Because AMD is a minority and game developers know it, driver-related bugs
that would be priority 1 to fix if it affected nVidia users are bottom
priority for AMD users. The AMD midrange cards are wonderful in terms of the
hardware for certain displays and competitive in every way from a hardware
perspective. Especially if you are looking for 60fps+ @ 1080p you can get
awesome deals by going with AMD.

Just be prepared to occasionally have issues like BSODing whenever a game
renders a lot of white textures like snow scenes for six months at a time
unless you downgrade the drivers to a specific version, which will then be
fixed in a driver update and broken again if you are an AMD user. Or to
occasionally have driver crashes that developers acknowledge and don't fix for
months. And to fuss with shader cache settings and things like that because
those settings are busted for AMD for some specific game you want to play.

It's not even necessarily that the drivers suck. They don't suck. They're
fine. It's that the developers don't have a big incentive to fix bugs that
only impact a smaller segment of the market.

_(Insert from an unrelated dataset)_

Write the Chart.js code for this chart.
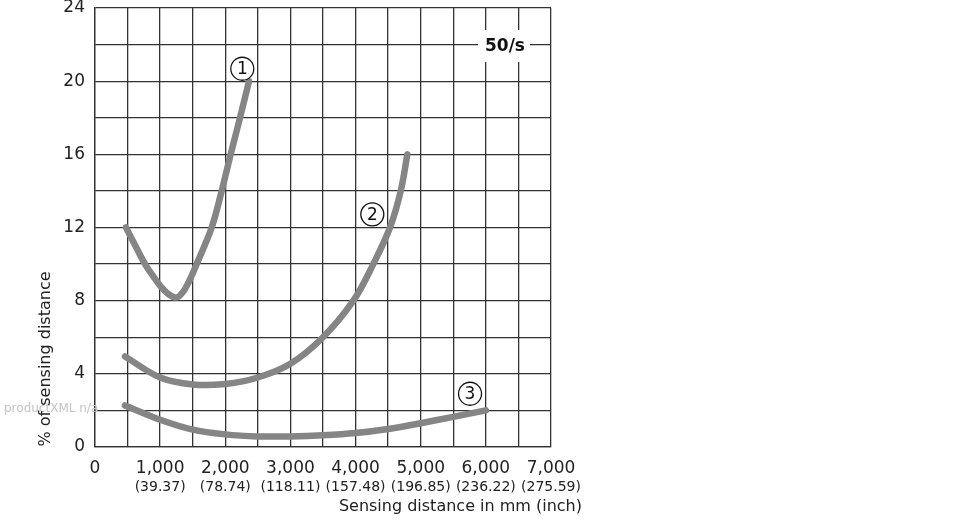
<!DOCTYPE html>
<html>
<head>
<meta charset="utf-8">
<script src="https://cdn.jsdelivr.net/npm/chart.js@4"></script>
<style>
  html, body { margin: 0; padding: 0; background: #fff; }
  #wrap { width: 970px; height: 520px; }
</style>
</head>
<body>
<div id="wrap"><canvas id="chart" width="970" height="520"></canvas></div>
<script>
// axis labels
const xTickLabels = ['0', '1,000', '2,000', '3,000', '4,000', '5,000', '6,000', '7,000'];
const xInchLabels = ['', '(39.37)', '(78.74)', '(118.11)', '(157.48)', '(196.85)', '(236.22)', '(275.59)'];
const yTickLabels = ['0', '4', '8', '12', '16', '20', '24'];

// curve 1
const curve1X = [476, 620, 768, 900, 1013, 1130, 1254, 1356, 1450, 1561, 1791, 1945, 2083, 2226, 2364];
const curve1Y = [12.0, 11.0, 10.0, 9.3, 8.76, 8.35, 8.17, 8.5, 9.1, 10.0, 12.0, 14.0, 16.0, 18.0, 20.0];
// curve 2
const curve2X = [460, 1000, 1500, 2000, 2500, 3000, 3500, 3966, 4272, 4528, 4693, 4795];
const curve2Y = [4.95, 3.8, 3.42, 3.45, 3.8, 4.55, 6.0, 8.0, 10.0, 12.0, 14.0, 16.0];
// curve 3
const curve3X = [460, 1000, 1500, 2000, 2500, 3000, 3500, 4000, 4500, 5000, 5500, 6000];
const curve3Y = [2.27, 1.49, 0.95, 0.69, 0.58, 0.58, 0.64, 0.76, 0.98, 1.3, 1.65, 2.0];

const curveColor = '#858585';
const gridColor = '#333333';
const font = '"DejaVu Sans", sans-serif';

function pts(xs, ys) {
  return xs.map((x, i) => ({ x: x, y: ys[i] }));
}

function curve(xs, ys) {
  return {
    data: pts(xs, ys),
    borderColor: curveColor,
    borderWidth: 6.5,
    borderCapStyle: 'round',
    borderJoinStyle: 'round',
    pointRadius: 0,
    tension: 0.35,
    fill: false
  };
}

// labels: circled numbers, 50/s box, inch sub labels, axis titles
const annotations = {
  id: 'annotations',
  afterDraw(chart) {
    const ctx = chart.ctx;
    const xs = chart.scales.x;
    const ys = chart.scales.y;
    ctx.save();

    // 50/s label in a white box over the grid
    ctx.fillStyle = '#fff';
    ctx.fillRect(478, 30, 52, 32);
    ctx.fillStyle = '#111';
    ctx.font = 'bold 17px ' + font;
    ctx.textAlign = 'center';
    ctx.textBaseline = 'middle';
    ctx.fillText('50/s', 505, 47);

    // circled curve numbers
    const marks = [['1', 2261, 20.68], ['2', 4257, 12.72], ['3', 5757, 2.91]];
    marks.forEach(m => {
      const cx = xs.getPixelForValue(m[1]);
      const cy = ys.getPixelForValue(m[2]);
      ctx.fillStyle = '#fff';
      ctx.beginPath();
      ctx.arc(cx, cy, 11.5, 0, Math.PI * 2);
      ctx.fill();
      ctx.strokeStyle = '#111';
      ctx.lineWidth = 1.3;
      ctx.stroke();
      ctx.fillStyle = '#111';
      ctx.font = '17px ' + font;
      ctx.fillText(m[0], cx, cy + 1);
    });

    // inch sub labels under the mm ticks
    ctx.fillStyle = '#222';
    ctx.font = '14px ' + font;
    xInchLabels.forEach((t, i) => {
      if (!t) return;
      ctx.fillText(t, xs.getPixelForValue(i * 1000), 487);
    });

    // x title
    ctx.font = '16px ' + font;
    ctx.textAlign = 'right';
    ctx.fillText('Sensing distance in mm (inch)', 582, 507);

    // watermark
    ctx.fillStyle = '#c4c4c4';
    ctx.font = '12px ' + font;
    ctx.textAlign = 'left';
    ctx.fillText('productXML n/a', 4, 409);

    // y title
    ctx.translate(46, 359);
    ctx.rotate(-Math.PI / 2);
    ctx.fillStyle = '#222';
    ctx.font = '16px ' + font;
    ctx.textAlign = 'center';
    ctx.fillText('% of sensing distance', 0, 0);

    ctx.restore();
  }
};

new Chart(document.getElementById('chart').getContext('2d'), {
  type: 'line',
  data: {
    datasets: [curve(curve1X, curve1Y), curve(curve2X, curve2Y), curve(curve3X, curve3Y)]
  },
  options: {
    responsive: false,
    animation: false,
    layout: { padding: { left: 0, top: 8, right: 419, bottom: 0 } },
    plugins: { legend: { display: false }, tooltip: { enabled: false } },
    scales: {
      x: {
        type: 'linear',
        min: 0,
        max: 7000,
        afterFit: s => { s.height = 73; s.paddingLeft = 0; s.paddingRight = 0; },
        ticks: {
          stepSize: 500,
          autoSkip: false,
          maxRotation: 0,
          padding: 11,
          color: '#222',
          font: { family: font, size: 17 },
          callback: v => (v % 1000 === 0 ? xTickLabels[v / 1000] : '')
        },
        grid: { color: gridColor, lineWidth: 1.3, drawTicks: false },
        border: { color: gridColor, width: 1.3 }
      },
      y: {
        min: 0,
        max: 24,
        afterFit: s => { s.width = 95; s.paddingTop = 0; s.paddingBottom = 0; },
        ticks: {
          stepSize: 2,
          padding: 10,
          color: '#222',
          font: { family: font, size: 17 },
          callback: v => (v % 4 === 0 ? yTickLabels[v / 4] : '')
        },
        grid: { color: gridColor, lineWidth: 1.3, drawTicks: false },
        border: { color: gridColor, width: 1.3 }
      }
    }
  },
  plugins: [annotations]
});
</script>
</body>
</html>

While it's not like there aren't
a lot of nVidia only bugs that crop up, because of its market share, those
bugs are almost always a higher priority to fix and you really notice it if
you have used both GPU manufacturers at the same time over a period of years
or have used both at various times.

Most of the nVidia tech gimmicks usually suck and are uninteresting
(HairWorks, physx, realtime ray tracing) and those that don't suck are usually
matched quickly (Gsync). But the marketshare alone is sort of a perversely
positive feature because it just means you are on the same drivers as the
majority of the market so bugs that impact you are a higher priority for
developers to fix.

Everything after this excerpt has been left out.